Em uma entrevista, o Michel Foucault fala que o Sade
estava sendo considerado, nos anos 60, precursor da libertação sexual. Mas que
ele achava que o Sade era precursor dos campos de concentração. O que você acha
disso? Por que a violência do nazismo também é inconcebível, mas foi posta em
prática.
Eu acho que Sade não
é nem precursor do nazismo, nem, de jeito nenhum, da liberdade sexual. Eu leio
a obra dele como uma espécie de teatro do desejo, onde se pode tudo como
teatro. Ela é uma fantasmagoria, nunca um projeto pra prática. No teatro do meu
desejo, eu sou um déspota – que não é Hitler! Eu sou um déspota porque posso
manipular, nesse teatro, com toda a liberdade que eu quiser. Como isso pode se
conectar com a prática, isso é outra coisa.
Eu até acho que a
elaboração desse lugar tão radical permite que a gente, na nossa vidinha comum,
não queira partir para a prática. Mas isso revela um pouco de medo da fantasia,
como a gente quer imediatamente aprisionar a fantasia.
O Cinquenta tons de cinza não dá medo, né?

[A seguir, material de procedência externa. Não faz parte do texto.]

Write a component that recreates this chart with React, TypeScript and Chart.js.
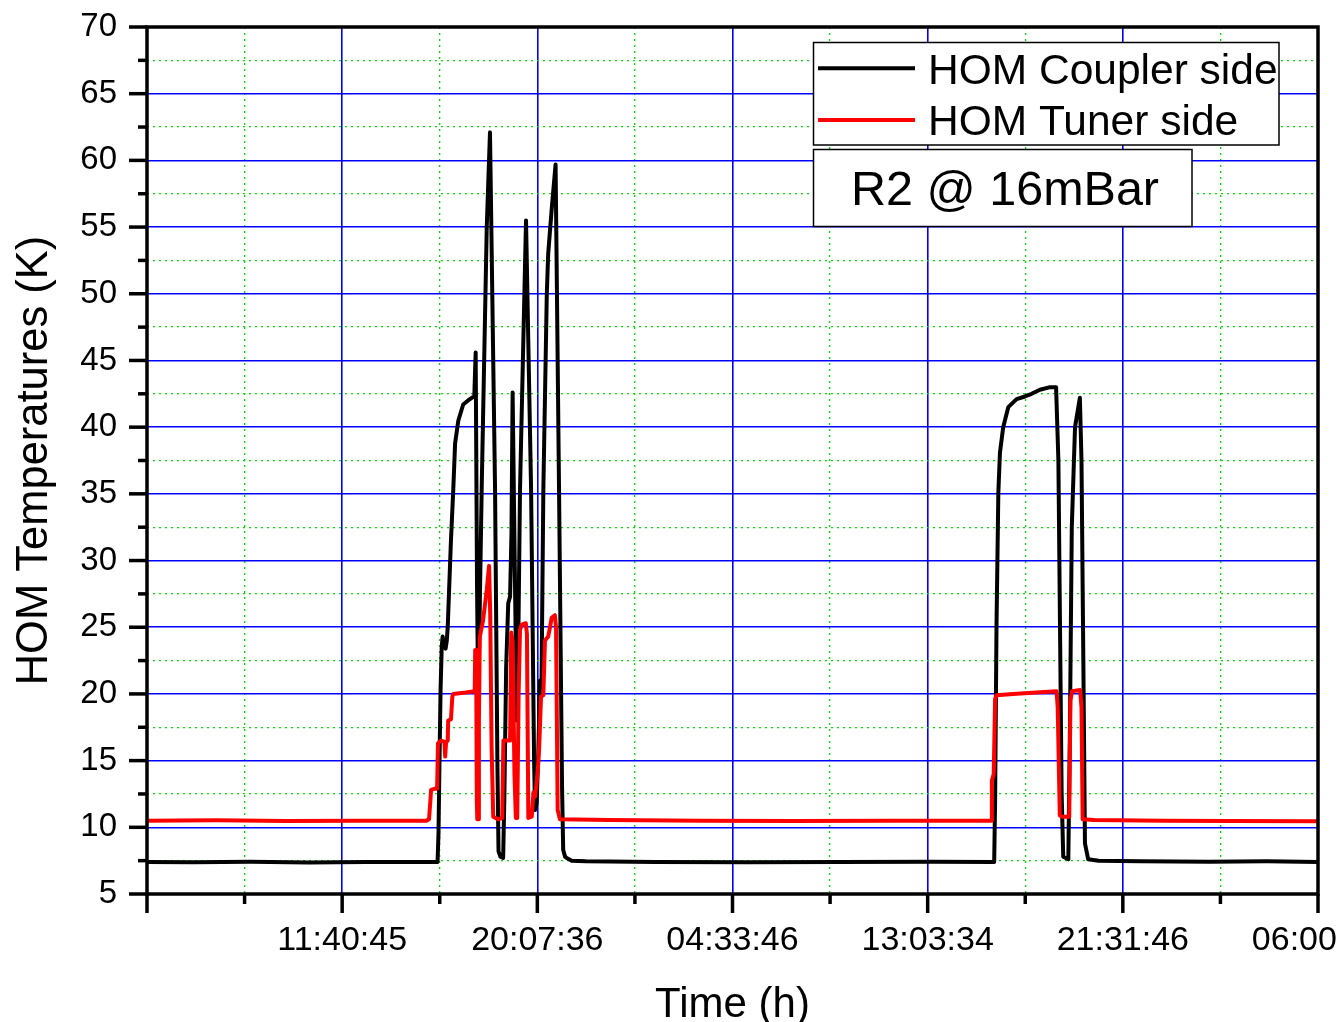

Dá um medinho [risos]. Mas não dá medo. Em Sade, não existe
sadomasoquismo, não é possível no universo dele. A última coisa que o sádico
quer no mundo é encontrar um masoquista, porque a fantasia soberana dele é
infligir dor em todo mundo! Se aparecer alguém que diz “bate, que eu gosto”,
pra ele já não interessa.
E se você pegar lá o Vênus de peles, do grande
escritor do século 19 que foi o Leopold von Sacher-Masoch, o masoquista é que
quer constituir o sádico, a fantasia dele é que é soberana. Esse casamento
entre o sádico e o masoquista é impossível pela literatura, porque são
fantasias absolutas e soberanas. A ideia S&M não tem a ver nem com Sade nem
com Masoch, ela é o combinado de outra coisa. Ela é pragmática.
Eu acho que um clube
S&M pode até me chocar, mas ele é uma pragmática, não está voltado ao
sentido maior dessa fantasia, não é nem pode ser voltado ao absoluto. Ou não
sobraria ninguém de cada noitada.
Acho que o problema
que está aqui na nossa conversa é qual a ligação entre fantasia e corpo.